Monday, January 21, 2013

Green, tribal ministries’ stand on Vedanta case in SC to determine other projects’ fate

Times of India, Jan 21, 2013
NEW DELHI: The joint stand that environment ministry and the tribal affairs ministry takes in the critical Vedanta bauxite mining case in the Supreme Court on Monday is set to decide the fate of hundreds of other projects that require forest lands as well as the rights of tribals under UPA's flagship Forest Rights Act (FRA).

The government had earlier bound itself in knots in an affidavit in the Supreme Court by stating that tribals' forests cannot be used for any other development project. It had cited the argument while defending its decision to scrap the Vedanta mining project in Odisha, but the position now threatens hundreds of other ventures that require forestlands over which tribals have either claimed or already got rights under the FRA.



In the court case, the government moved away from its existing middle path policy, which allows it to give forest lands to private developers in tribal areas only after getting the affected gram sabhas' nod.
 
 
It was the lack of this consent and other environmental failures that the government had cited while blocking Vedanta's mining proposal in Odisha. The move had also led to the pro-tribal image building of Congress heir apparent Rahul Gandhi.

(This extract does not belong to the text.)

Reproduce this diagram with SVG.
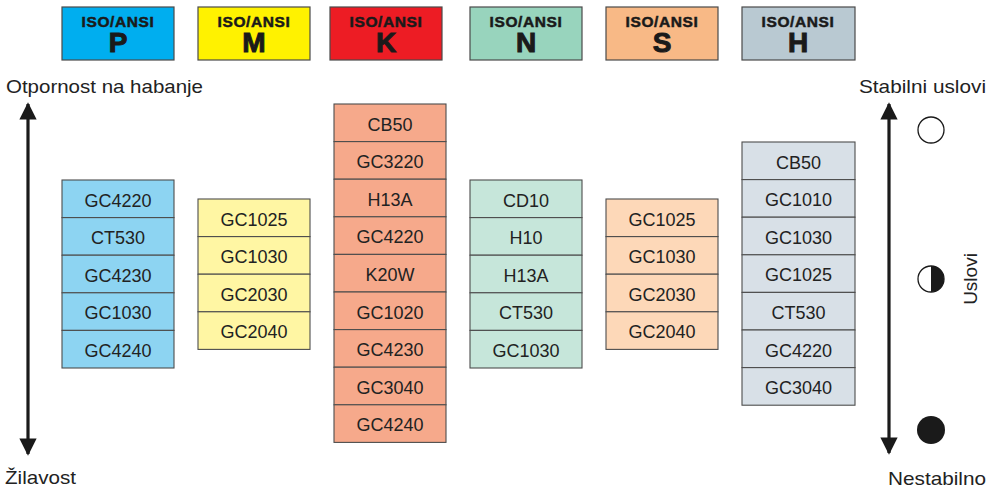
<svg xmlns="http://www.w3.org/2000/svg" width="999" height="488" viewBox="0 0 999 488">
<style>
.hdr{stroke:#4a4a4a;stroke-width:1.2}
.cell{stroke:#4d4d4d;stroke-width:1.1}
.ht{font-family:"Liberation Sans",Arial,sans-serif;font-weight:bold;fill:#1a1a1a;stroke:#1a1a1a;text-anchor:middle}
.iso{font-size:15.5px;letter-spacing:0.6px;stroke-width:0.5}
.big{font-size:28px;stroke-width:1}
.ct{font-family:"Liberation Sans",Arial,sans-serif;font-size:18px;fill:#222;text-anchor:middle}
.lbl{font-family:"Liberation Sans",Arial,sans-serif;font-size:19px;fill:#222}
.ax{stroke:#1a1a1a;stroke-width:3.2;fill:none}
</style>
<defs>
<marker id="ah" viewBox="0 0 10 10" refX="9" refY="5" markerWidth="7" markerHeight="5.4" markerUnits="strokeWidth" orient="auto-start-reverse">
<path d="M0,0 L10,5 L0,10 Z" fill="#1a1a1a"/>
</marker>
</defs>
<rect width="999" height="488" fill="#fff"/>

<g id="hdr-P"><rect class="hdr" x="62" y="7" width="112" height="53" fill="#00aeef"/><text class="ht iso" x="118" y="27">ISO/ANSI</text><text class="ht big" x="118" y="52">P</text></g>
<g id="hdr-M"><rect class="hdr" x="198" y="7" width="112" height="53" fill="#fff200"/><text class="ht iso" x="254" y="27">ISO/ANSI</text><text class="ht big" x="254" y="52">M</text></g>
<g id="hdr-K"><rect class="hdr" x="330" y="7" width="112" height="53" fill="#ed1c24"/><text class="ht iso" x="386" y="27">ISO/ANSI</text><text class="ht big" x="386" y="52">K</text></g>
<g id="hdr-N"><rect class="hdr" x="470" y="7" width="112" height="53" fill="#98d4bd"/><text class="ht iso" x="526" y="27">ISO/ANSI</text><text class="ht big" x="526" y="52">N</text></g>
<g id="hdr-S"><rect class="hdr" x="606" y="7" width="112" height="53" fill="#f8b986"/><text class="ht iso" x="662" y="27">ISO/ANSI</text><text class="ht big" x="662" y="52">S</text></g>
<g id="hdr-H"><rect class="hdr" x="742" y="7" width="113" height="53" fill="#b9c9d2"/><text class="ht iso" x="798" y="27">ISO/ANSI</text><text class="ht big" x="798" y="52">H</text></g>

<g id="col-P" fill="#8dd4f2">
<rect class="cell" x="62" y="180" width="112" height="37.6"/><text class="ct" x="118" y="206.5">GC4220</text>
<rect class="cell" x="62" y="217.6" width="112" height="37.6"/><text class="ct" x="118" y="244.1">CT530</text>
<rect class="cell" x="62" y="255.2" width="112" height="37.6"/><text class="ct" x="118" y="281.7">GC4230</text>
<rect class="cell" x="62" y="292.8" width="112" height="37.6"/><text class="ct" x="118" y="319.3">GC1030</text>
<rect class="cell" x="62" y="330.4" width="112" height="37.6"/><text class="ct" x="118" y="356.9">GC4240</text>
</g>
<g id="col-M" fill="#fff6a3">
<rect class="cell" x="198" y="199" width="112" height="37.6"/><text class="ct" x="254" y="225.5">GC1025</text>
<rect class="cell" x="198" y="236.6" width="112" height="37.6"/><text class="ct" x="254" y="263.1">GC1030</text>
<rect class="cell" x="198" y="274.2" width="112" height="37.6"/><text class="ct" x="254" y="300.7">GC2030</text>
<rect class="cell" x="198" y="311.8" width="112" height="37.6"/><text class="ct" x="254" y="338.3">GC2040</text>
</g>
<g id="col-K" fill="#f6a98b">
<rect class="cell" x="334" y="104" width="112" height="37.6"/><text class="ct" x="390" y="130.5">CB50</text>
<rect class="cell" x="334" y="141.6" width="112" height="37.6"/><text class="ct" x="390" y="168.1">GC3220</text>
<rect class="cell" x="334" y="179.2" width="112" height="37.6"/><text class="ct" x="390" y="205.7">H13A</text>
<rect class="cell" x="334" y="216.8" width="112" height="37.6"/><text class="ct" x="390" y="243.3">GC4220</text>
<rect class="cell" x="334" y="254.4" width="112" height="37.6"/><text class="ct" x="390" y="280.9">K20W</text>
<rect class="cell" x="334" y="292" width="112" height="37.6"/><text class="ct" x="390" y="318.5">GC1020</text>
<rect class="cell" x="334" y="329.6" width="112" height="37.6"/><text class="ct" x="390" y="356.1">GC4230</text>
<rect class="cell" x="334" y="367.2" width="112" height="37.6"/><text class="ct" x="390" y="393.7">GC3040</text>
<rect class="cell" x="334" y="404.8" width="112" height="37.6"/><text class="ct" x="390" y="431.3">GC4240</text>
</g>
<g id="col-N" fill="#c6e6da">
<rect class="cell" x="470" y="180" width="112" height="37.6"/><text class="ct" x="526" y="206.5">CD10</text>
<rect class="cell" x="470" y="217.6" width="112" height="37.6"/><text class="ct" x="526" y="244.1">H10</text>
<rect class="cell" x="470" y="255.2" width="112" height="37.6"/><text class="ct" x="526" y="281.7">H13A</text>
<rect class="cell" x="470" y="292.8" width="112" height="37.6"/><text class="ct" x="526" y="319.3">CT530</text>
<rect class="cell" x="470" y="330.4" width="112" height="37.6"/><text class="ct" x="526" y="356.9">GC1030</text>
</g>
<g id="col-S" fill="#fdd8b8">
<rect class="cell" x="606" y="199" width="112" height="37.6"/><text class="ct" x="662" y="225.5">GC1025</text>
<rect class="cell" x="606" y="236.6" width="112" height="37.6"/><text class="ct" x="662" y="263.1">GC1030</text>
<rect class="cell" x="606" y="274.2" width="112" height="37.6"/><text class="ct" x="662" y="300.7">GC2030</text>
<rect class="cell" x="606" y="311.8" width="112" height="37.6"/><text class="ct" x="662" y="338.3">GC2040</text>
</g>
<g id="col-H" fill="#d8e0e7">
<rect class="cell" x="742" y="142" width="113" height="37.6"/><text class="ct" x="798.5" y="168.5">CB50</text>
<rect class="cell" x="742" y="179.6" width="113" height="37.6"/><text class="ct" x="798.5" y="206.1">GC1010</text>
<rect class="cell" x="742" y="217.2" width="113" height="37.6"/><text class="ct" x="798.5" y="243.7">GC1030</text>
<rect class="cell" x="742" y="254.8" width="113" height="37.6"/><text class="ct" x="798.5" y="281.3">GC1025</text>
<rect class="cell" x="742" y="292.4" width="113" height="37.6"/><text class="ct" x="798.5" y="318.9">CT530</text>
<rect class="cell" x="742" y="330" width="113" height="37.6"/><text class="ct" x="798.5" y="356.5">GC4220</text>
<rect class="cell" x="742" y="367.6" width="113" height="37.6"/><text class="ct" x="798.5" y="394.1">GC3040</text>
</g>

<g id="connectors">
<line class="ax" x1="28" y1="104" x2="28" y2="454" marker-start="url(#ah)" marker-end="url(#ah)"/>
<line class="ax" x1="889" y1="104" x2="889" y2="453" marker-start="url(#ah)" marker-end="url(#ah)"/>
</g>

<g id="labels">
<text class="lbl" x="6" y="93" textLength="197" lengthAdjust="spacingAndGlyphs">Otpornost na habanje</text>
<text class="lbl" x="5" y="484" textLength="71" lengthAdjust="spacingAndGlyphs">Žilavost</text>
<text class="lbl" x="859" y="93" textLength="127" lengthAdjust="spacingAndGlyphs">Stabilni uslovi</text>
<text class="lbl" x="888" y="485" textLength="98" lengthAdjust="spacingAndGlyphs">Nestabilno</text>
<text class="lbl" transform="translate(977,279) rotate(-90)" text-anchor="middle">Uslovi</text>
</g>

<g id="circles">
<circle cx="931" cy="130" r="13" fill="#fff" stroke="#1a1a1a" stroke-width="1.3"/>
<g id="half">
<circle cx="931" cy="279" r="13" fill="#fff" stroke="#1a1a1a" stroke-width="1.3"/>
<path d="M931,266 A13,13 0 0 1 931,292 Z" fill="#1a1a1a"/>
</g>
<circle cx="931" cy="430" r="14" fill="#1a1a1a"/>
</g>
</svg>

But, the government's hard position in the court case — arguing forest lands handed back to tribals under the FRA can be used only for wildlife conservation — had made even a SC bench to ask the Centre to file its comprehensive views on the Act.

The confusion in the government's position deepened when the PMO asked the two ministries concerned to dilute the need for consent even further in the forest clearance process. The two ministries were caught in a cleft. For instance, at one level, they were contemplating dilution of tribal concerns in the clearance business and at the other taking a hard position while defending the order to cancel Vedanta's project citing violation of tribal rights.

The ministries have so far withheld taking a decision on the dilution of the clearance procedures, even though the PMO had asked them to do so by December 31, 2012.